** BEGIN **
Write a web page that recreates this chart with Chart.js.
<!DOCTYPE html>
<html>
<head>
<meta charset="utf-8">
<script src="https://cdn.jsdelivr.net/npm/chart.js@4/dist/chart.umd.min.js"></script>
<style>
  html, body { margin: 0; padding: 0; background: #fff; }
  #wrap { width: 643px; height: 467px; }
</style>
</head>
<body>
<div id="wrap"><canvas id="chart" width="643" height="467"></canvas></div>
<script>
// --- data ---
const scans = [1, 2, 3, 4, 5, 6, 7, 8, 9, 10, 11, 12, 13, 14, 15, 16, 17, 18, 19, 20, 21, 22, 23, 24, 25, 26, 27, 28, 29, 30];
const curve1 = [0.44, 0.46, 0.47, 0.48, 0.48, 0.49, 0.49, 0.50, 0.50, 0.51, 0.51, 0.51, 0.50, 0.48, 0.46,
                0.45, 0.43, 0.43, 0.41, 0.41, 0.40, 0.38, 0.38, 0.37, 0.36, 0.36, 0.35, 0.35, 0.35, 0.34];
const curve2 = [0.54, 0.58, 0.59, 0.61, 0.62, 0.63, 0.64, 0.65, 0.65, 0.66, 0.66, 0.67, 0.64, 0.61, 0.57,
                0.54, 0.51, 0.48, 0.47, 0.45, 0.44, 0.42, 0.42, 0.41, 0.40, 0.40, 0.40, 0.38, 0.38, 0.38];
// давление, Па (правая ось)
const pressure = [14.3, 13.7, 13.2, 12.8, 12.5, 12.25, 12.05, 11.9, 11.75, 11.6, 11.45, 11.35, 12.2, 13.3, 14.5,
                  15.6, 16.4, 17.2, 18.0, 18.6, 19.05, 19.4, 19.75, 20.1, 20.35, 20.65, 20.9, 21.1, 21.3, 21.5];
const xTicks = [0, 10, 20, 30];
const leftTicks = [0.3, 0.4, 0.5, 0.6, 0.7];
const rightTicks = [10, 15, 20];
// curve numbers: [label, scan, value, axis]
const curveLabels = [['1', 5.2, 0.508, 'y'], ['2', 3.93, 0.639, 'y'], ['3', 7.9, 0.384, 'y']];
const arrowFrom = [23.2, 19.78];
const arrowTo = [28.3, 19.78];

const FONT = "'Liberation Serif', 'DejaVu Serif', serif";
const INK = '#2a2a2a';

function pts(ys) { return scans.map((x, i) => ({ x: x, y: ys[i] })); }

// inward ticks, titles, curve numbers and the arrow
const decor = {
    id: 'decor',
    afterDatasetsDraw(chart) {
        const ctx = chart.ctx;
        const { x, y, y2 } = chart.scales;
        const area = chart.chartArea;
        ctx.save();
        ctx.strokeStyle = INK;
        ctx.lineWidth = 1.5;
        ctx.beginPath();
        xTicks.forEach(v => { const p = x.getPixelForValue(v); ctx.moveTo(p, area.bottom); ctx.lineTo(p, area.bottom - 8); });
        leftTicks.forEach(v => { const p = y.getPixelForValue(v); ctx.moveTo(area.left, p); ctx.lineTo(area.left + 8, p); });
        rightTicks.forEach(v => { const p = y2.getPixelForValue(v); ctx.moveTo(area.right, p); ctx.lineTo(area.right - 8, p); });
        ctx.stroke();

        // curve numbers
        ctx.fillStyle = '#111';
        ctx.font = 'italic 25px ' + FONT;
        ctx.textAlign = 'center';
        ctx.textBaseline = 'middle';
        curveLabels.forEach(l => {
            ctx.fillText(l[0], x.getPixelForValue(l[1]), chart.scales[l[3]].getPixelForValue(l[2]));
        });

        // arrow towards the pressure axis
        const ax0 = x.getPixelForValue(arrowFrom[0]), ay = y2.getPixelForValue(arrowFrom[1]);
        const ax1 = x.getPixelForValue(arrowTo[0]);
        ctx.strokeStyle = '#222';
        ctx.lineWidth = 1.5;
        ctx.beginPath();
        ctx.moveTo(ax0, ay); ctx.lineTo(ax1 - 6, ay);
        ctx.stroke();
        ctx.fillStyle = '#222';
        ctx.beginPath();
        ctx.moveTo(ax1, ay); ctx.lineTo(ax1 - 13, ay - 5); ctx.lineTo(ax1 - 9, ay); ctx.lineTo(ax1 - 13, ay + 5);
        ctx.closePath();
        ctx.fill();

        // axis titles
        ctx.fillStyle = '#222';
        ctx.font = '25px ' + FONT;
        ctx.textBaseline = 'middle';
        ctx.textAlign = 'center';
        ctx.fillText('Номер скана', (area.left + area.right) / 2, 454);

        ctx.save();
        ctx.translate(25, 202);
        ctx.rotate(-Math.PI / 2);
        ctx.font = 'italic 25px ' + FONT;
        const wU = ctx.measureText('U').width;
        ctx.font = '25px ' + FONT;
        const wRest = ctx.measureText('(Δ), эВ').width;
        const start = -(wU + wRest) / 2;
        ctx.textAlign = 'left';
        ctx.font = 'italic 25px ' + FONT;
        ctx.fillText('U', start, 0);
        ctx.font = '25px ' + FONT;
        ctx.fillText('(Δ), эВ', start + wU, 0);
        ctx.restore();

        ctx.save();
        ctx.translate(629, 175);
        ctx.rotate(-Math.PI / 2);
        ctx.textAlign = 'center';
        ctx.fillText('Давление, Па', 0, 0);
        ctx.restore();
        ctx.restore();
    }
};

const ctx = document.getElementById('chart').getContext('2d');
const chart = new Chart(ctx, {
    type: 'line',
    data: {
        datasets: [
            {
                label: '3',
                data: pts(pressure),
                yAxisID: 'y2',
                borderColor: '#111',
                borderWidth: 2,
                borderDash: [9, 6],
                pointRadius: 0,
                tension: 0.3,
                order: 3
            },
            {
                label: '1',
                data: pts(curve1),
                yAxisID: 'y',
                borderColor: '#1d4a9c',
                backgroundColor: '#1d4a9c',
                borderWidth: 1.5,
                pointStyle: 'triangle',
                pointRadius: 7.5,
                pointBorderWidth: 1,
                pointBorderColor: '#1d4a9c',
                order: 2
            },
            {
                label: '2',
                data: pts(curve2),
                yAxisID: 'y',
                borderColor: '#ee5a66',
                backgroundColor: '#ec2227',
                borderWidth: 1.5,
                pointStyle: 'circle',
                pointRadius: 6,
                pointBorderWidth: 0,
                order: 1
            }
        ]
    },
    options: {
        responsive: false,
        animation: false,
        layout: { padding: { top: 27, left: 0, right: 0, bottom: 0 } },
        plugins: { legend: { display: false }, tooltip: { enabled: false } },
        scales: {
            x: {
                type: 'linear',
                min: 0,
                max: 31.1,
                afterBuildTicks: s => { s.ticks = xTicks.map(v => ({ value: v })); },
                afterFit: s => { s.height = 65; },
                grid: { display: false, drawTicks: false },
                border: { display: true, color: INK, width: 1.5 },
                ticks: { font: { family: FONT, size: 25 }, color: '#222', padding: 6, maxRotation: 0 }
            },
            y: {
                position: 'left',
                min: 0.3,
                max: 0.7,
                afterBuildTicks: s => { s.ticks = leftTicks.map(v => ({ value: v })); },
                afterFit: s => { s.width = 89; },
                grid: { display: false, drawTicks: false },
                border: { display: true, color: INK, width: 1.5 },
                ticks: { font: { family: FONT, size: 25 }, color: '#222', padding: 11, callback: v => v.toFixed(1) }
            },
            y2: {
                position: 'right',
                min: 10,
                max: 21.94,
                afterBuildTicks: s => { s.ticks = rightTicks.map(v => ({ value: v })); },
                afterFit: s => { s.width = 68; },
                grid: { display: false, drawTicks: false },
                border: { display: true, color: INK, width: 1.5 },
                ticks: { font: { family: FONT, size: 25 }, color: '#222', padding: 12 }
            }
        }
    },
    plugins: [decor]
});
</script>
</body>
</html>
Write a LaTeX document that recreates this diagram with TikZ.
** END **
EXERCISE DESCRIPTION =
Each line with the string "that" in it needs to be found and copied.

REPLY TO THE EXERCISE =
Write a web page that recreates this chart with Chart.js.
Write a LaTeX document that recreates this diagram with TikZ.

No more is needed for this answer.